Job :: Give a verbatim copy of the lines below, minus the pictures.
━━━ Collected material ━━━
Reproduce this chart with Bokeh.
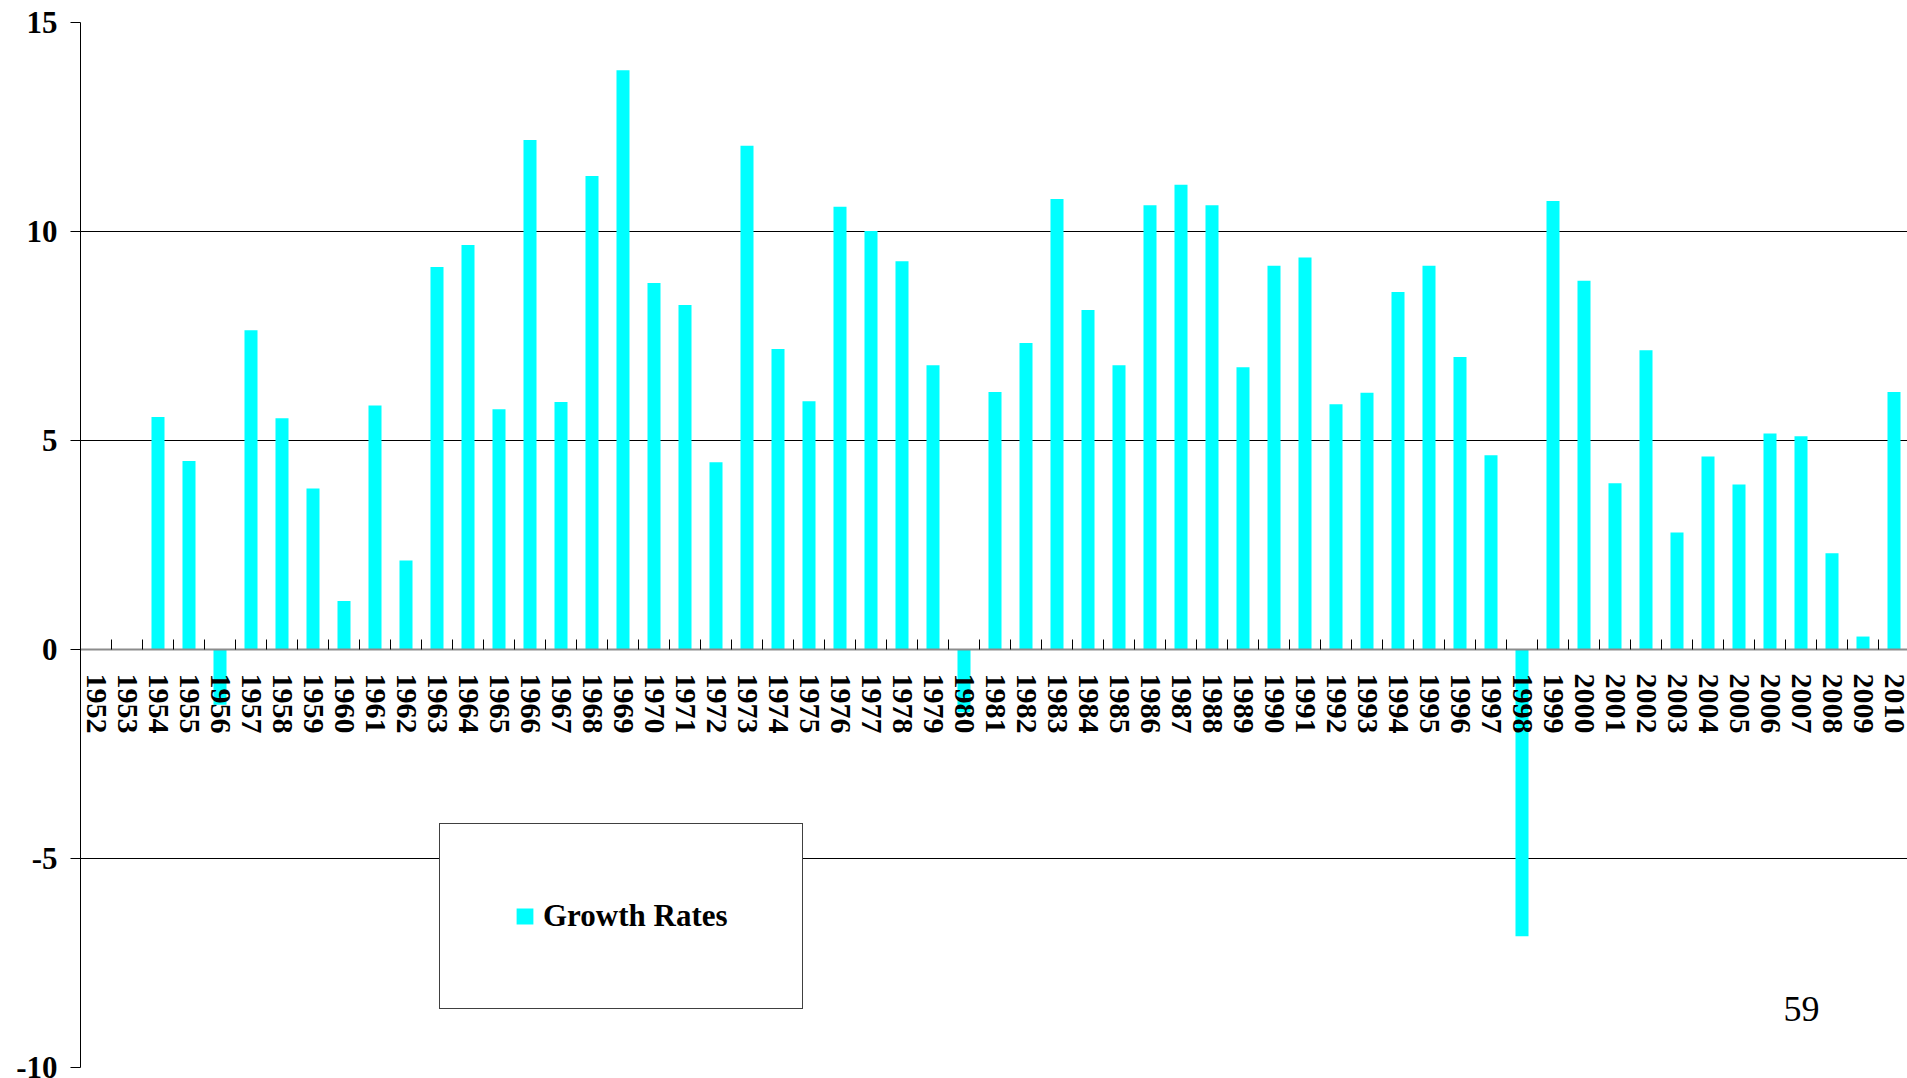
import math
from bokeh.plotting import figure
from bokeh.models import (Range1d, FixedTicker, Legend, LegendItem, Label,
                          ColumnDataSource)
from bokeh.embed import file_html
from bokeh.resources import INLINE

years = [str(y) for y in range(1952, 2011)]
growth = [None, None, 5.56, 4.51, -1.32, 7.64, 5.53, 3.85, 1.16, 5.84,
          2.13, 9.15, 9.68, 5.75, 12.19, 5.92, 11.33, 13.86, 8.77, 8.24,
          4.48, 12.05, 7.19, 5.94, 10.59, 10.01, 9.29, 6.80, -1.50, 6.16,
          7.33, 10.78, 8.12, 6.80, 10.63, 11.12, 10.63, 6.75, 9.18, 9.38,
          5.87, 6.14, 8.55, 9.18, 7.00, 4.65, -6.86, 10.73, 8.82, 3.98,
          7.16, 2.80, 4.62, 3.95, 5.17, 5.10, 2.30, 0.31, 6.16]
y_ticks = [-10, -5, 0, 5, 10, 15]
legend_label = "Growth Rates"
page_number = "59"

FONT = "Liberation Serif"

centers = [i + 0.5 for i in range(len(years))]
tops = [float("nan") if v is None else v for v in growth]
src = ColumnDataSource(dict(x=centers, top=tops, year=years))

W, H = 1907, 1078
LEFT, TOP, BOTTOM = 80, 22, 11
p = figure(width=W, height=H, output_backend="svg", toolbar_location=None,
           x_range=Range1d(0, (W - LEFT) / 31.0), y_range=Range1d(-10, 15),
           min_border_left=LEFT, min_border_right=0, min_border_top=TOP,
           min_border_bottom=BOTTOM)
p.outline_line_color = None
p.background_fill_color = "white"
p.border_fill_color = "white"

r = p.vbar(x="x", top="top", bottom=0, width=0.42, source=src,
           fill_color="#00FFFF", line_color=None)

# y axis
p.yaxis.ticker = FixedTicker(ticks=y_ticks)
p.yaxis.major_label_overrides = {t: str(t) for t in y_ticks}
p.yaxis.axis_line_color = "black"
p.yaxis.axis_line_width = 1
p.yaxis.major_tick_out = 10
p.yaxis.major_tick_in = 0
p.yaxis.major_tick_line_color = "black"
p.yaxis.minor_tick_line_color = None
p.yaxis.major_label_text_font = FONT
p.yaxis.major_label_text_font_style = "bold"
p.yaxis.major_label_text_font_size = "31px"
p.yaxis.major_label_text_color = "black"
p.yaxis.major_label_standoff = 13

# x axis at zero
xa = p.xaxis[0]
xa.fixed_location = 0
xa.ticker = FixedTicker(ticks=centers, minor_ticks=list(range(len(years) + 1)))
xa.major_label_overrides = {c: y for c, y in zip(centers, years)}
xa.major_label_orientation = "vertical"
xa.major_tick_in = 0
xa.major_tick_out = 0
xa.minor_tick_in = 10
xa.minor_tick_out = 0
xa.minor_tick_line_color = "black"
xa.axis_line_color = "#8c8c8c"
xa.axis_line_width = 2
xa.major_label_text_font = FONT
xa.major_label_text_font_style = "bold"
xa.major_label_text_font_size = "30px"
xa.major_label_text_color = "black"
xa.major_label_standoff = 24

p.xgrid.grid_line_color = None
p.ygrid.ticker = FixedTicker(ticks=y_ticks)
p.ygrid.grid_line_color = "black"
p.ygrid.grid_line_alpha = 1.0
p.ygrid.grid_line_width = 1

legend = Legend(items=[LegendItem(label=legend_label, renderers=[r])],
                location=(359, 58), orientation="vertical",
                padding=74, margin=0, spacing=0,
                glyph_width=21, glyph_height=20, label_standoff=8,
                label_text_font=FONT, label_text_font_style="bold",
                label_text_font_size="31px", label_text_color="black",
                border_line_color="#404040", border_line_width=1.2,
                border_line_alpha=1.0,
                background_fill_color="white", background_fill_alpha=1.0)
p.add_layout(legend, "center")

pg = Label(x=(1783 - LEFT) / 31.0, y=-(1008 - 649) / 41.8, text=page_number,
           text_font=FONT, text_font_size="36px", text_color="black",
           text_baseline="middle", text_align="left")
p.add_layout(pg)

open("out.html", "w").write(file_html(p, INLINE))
━━━
Exercise output ::
Reproduce this chart with Bokeh.
import math
from bokeh.plotting import figure
from bokeh.models import (Range1d, FixedTicker, Legend, LegendItem, Label,
                          ColumnDataSource)
from bokeh.embed import file_html
from bokeh.resources import INLINE

years = [str(y) for y in range(1952, 2011)]
growth = [None, None, 5.56, 4.51, -1.32, 7.64, 5.53, 3.85, 1.16, 5.84,
          2.13, 9.15, 9.68, 5.75, 12.19, 5.92, 11.33, 13.86, 8.77, 8.24,
          4.48, 12.05, 7.19, 5.94, 10.59, 10.01, 9.29, 6.80, -1.50, 6.16,
          7.33, 10.78, 8.12, 6.80, 10.63, 11.12, 10.63, 6.75, 9.18, 9.38,
          5.87, 6.14, 8.55, 9.18, 7.00, 4.65, -6.86, 10.73, 8.82, 3.98,
          7.16, 2.80, 4.62, 3.95, 5.17, 5.10, 2.30, 0.31, 6.16]
y_ticks = [-10, -5, 0, 5, 10, 15]
legend_label = "Growth Rates"
page_number = "59"

FONT = "Liberation Serif"

centers = [i + 0.5 for i in range(len(years))]
tops = [float("nan") if v is None else v for v in growth]
src = ColumnDataSource(dict(x=centers, top=tops, year=years))

W, H = 1907, 1078
LEFT, TOP, BOTTOM = 80, 22, 11
p = figure(width=W, height=H, output_backend="svg", toolbar_location=None,
           x_range=Range1d(0, (W - LEFT) / 31.0), y_range=Range1d(-10, 15),
           min_border_left=LEFT, min_border_right=0, min_border_top=TOP,
           min_border_bottom=BOTTOM)
p.outline_line_color = None
p.background_fill_color = "white"
p.border_fill_color = "white"

r = p.vbar(x="x", top="top", bottom=0, width=0.42, source=src,
           fill_color="#00FFFF", line_color=None)

# y axis
p.yaxis.ticker = FixedTicker(ticks=y_ticks)
p.yaxis.major_label_overrides = {t: str(t) for t in y_ticks}
p.yaxis.axis_line_color = "black"
p.yaxis.axis_line_width = 1
p.yaxis.major_tick_out = 10
p.yaxis.major_tick_in = 0
p.yaxis.major_tick_line_color = "black"
p.yaxis.minor_tick_line_color = None
p.yaxis.major_label_text_font = FONT
p.yaxis.major_label_text_font_style = "bold"
p.yaxis.major_label_text_font_size = "31px"
p.yaxis.major_label_text_color = "black"
p.yaxis.major_label_standoff = 13

# x axis at zero
xa = p.xaxis[0]
xa.fixed_location = 0
xa.ticker = FixedTicker(ticks=centers, minor_ticks=list(range(len(years) + 1)))
xa.major_label_overrides = {c: y for c, y in zip(centers, years)}
xa.major_label_orientation = "vertical"
xa.major_tick_in = 0
xa.major_tick_out = 0
xa.minor_tick_in = 10
xa.minor_tick_out = 0
xa.minor_tick_line_color = "black"
xa.axis_line_color = "#8c8c8c"
xa.axis_line_width = 2
xa.major_label_text_font = FONT
xa.major_label_text_font_style = "bold"
xa.major_label_text_font_size = "30px"
xa.major_label_text_color = "black"
xa.major_label_standoff = 24

p.xgrid.grid_line_color = None
p.ygrid.ticker = FixedTicker(ticks=y_ticks)
p.ygrid.grid_line_color = "black"
p.ygrid.grid_line_alpha = 1.0
p.ygrid.grid_line_width = 1

legend = Legend(items=[LegendItem(label=legend_label, renderers=[r])],
                location=(359, 58), orientation="vertical",
                padding=74, margin=0, spacing=0,
                glyph_width=21, glyph_height=20, label_standoff=8,
                label_text_font=FONT, label_text_font_style="bold",
                label_text_font_size="31px", label_text_color="black",
                border_line_color="#404040", border_line_width=1.2,
                border_line_alpha=1.0,
                background_fill_color="white", background_fill_alpha=1.0)
p.add_layout(legend, "center")

pg = Label(x=(1783 - LEFT) / 31.0, y=-(1008 - 649) / 41.8, text=page_number,
           text_font=FONT, text_font_size="36px", text_color="black",
           text_baseline="middle", text_align="left")
p.add_layout(pg)

open("out.html", "w").write(file_html(p, INLINE))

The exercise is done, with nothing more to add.